STORED DATA ::

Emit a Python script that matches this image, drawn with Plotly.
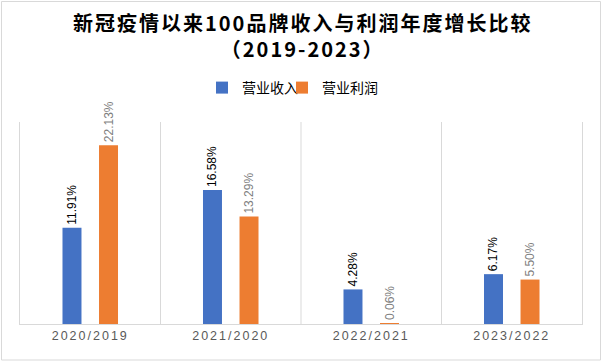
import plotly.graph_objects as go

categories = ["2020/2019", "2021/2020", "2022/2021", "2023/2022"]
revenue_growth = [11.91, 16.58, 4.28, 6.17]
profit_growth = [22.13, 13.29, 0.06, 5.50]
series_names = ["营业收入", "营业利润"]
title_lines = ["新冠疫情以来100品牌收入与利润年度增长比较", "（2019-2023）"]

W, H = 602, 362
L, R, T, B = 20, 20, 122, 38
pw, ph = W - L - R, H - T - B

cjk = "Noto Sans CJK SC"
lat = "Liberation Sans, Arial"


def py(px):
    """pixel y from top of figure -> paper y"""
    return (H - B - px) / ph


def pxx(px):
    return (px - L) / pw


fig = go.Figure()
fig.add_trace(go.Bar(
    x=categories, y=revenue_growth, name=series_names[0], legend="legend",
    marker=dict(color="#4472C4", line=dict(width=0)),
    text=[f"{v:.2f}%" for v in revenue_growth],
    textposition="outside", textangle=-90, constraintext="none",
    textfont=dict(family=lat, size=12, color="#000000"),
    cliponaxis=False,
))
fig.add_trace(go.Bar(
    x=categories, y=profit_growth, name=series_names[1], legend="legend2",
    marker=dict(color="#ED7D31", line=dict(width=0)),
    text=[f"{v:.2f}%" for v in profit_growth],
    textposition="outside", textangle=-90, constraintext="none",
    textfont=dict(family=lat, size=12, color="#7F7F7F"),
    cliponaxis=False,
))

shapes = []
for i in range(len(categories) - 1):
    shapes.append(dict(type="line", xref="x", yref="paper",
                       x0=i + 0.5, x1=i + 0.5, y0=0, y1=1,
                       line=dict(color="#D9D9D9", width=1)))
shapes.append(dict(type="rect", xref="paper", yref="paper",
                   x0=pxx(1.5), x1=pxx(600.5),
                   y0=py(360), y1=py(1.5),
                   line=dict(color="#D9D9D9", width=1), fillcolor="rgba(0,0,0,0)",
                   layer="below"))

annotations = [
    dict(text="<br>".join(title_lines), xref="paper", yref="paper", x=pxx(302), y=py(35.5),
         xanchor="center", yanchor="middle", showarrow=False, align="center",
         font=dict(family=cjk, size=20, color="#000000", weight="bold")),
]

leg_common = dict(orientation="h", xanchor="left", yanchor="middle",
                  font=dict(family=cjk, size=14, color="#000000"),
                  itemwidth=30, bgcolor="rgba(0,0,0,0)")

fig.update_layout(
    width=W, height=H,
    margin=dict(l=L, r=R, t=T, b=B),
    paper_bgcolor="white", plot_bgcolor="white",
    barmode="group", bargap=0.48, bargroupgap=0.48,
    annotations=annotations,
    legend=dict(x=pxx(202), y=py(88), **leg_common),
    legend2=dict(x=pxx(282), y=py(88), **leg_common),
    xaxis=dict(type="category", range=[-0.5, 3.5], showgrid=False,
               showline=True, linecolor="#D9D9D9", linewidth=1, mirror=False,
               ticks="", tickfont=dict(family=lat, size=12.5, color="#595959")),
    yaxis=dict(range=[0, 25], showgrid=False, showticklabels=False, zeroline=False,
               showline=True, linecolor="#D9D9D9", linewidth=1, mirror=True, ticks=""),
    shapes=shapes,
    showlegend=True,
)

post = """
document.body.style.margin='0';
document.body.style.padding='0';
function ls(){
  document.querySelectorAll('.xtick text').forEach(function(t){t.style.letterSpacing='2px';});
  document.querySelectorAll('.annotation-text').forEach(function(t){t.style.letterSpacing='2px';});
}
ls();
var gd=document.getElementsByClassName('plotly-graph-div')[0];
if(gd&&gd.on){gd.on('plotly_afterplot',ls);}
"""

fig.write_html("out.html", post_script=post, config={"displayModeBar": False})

WHAT TO PRODUCE :: Repeat exactly and only the lines from the start of the data above through the line that holds "return (px - L) / pw", inclusive. Pictures do not belong in the copy.

TASK SOLUTION ::
Emit a Python script that matches this image, drawn with Plotly.
import plotly.graph_objects as go

categories = ["2020/2019", "2021/2020", "2022/2021", "2023/2022"]
revenue_growth = [11.91, 16.58, 4.28, 6.17]
profit_growth = [22.13, 13.29, 0.06, 5.50]
series_names = ["营业收入", "营业利润"]
title_lines = ["新冠疫情以来100品牌收入与利润年度增长比较", "（2019-2023）"]

W, H = 602, 362
L, R, T, B = 20, 20, 122, 38
pw, ph = W - L - R, H - T - B

cjk = "Noto Sans CJK SC"
lat = "Liberation Sans, Arial"


def py(px):
    """pixel y from top of figure -> paper y"""
    return (H - B - px) / ph


def pxx(px):
    return (px - L) / pw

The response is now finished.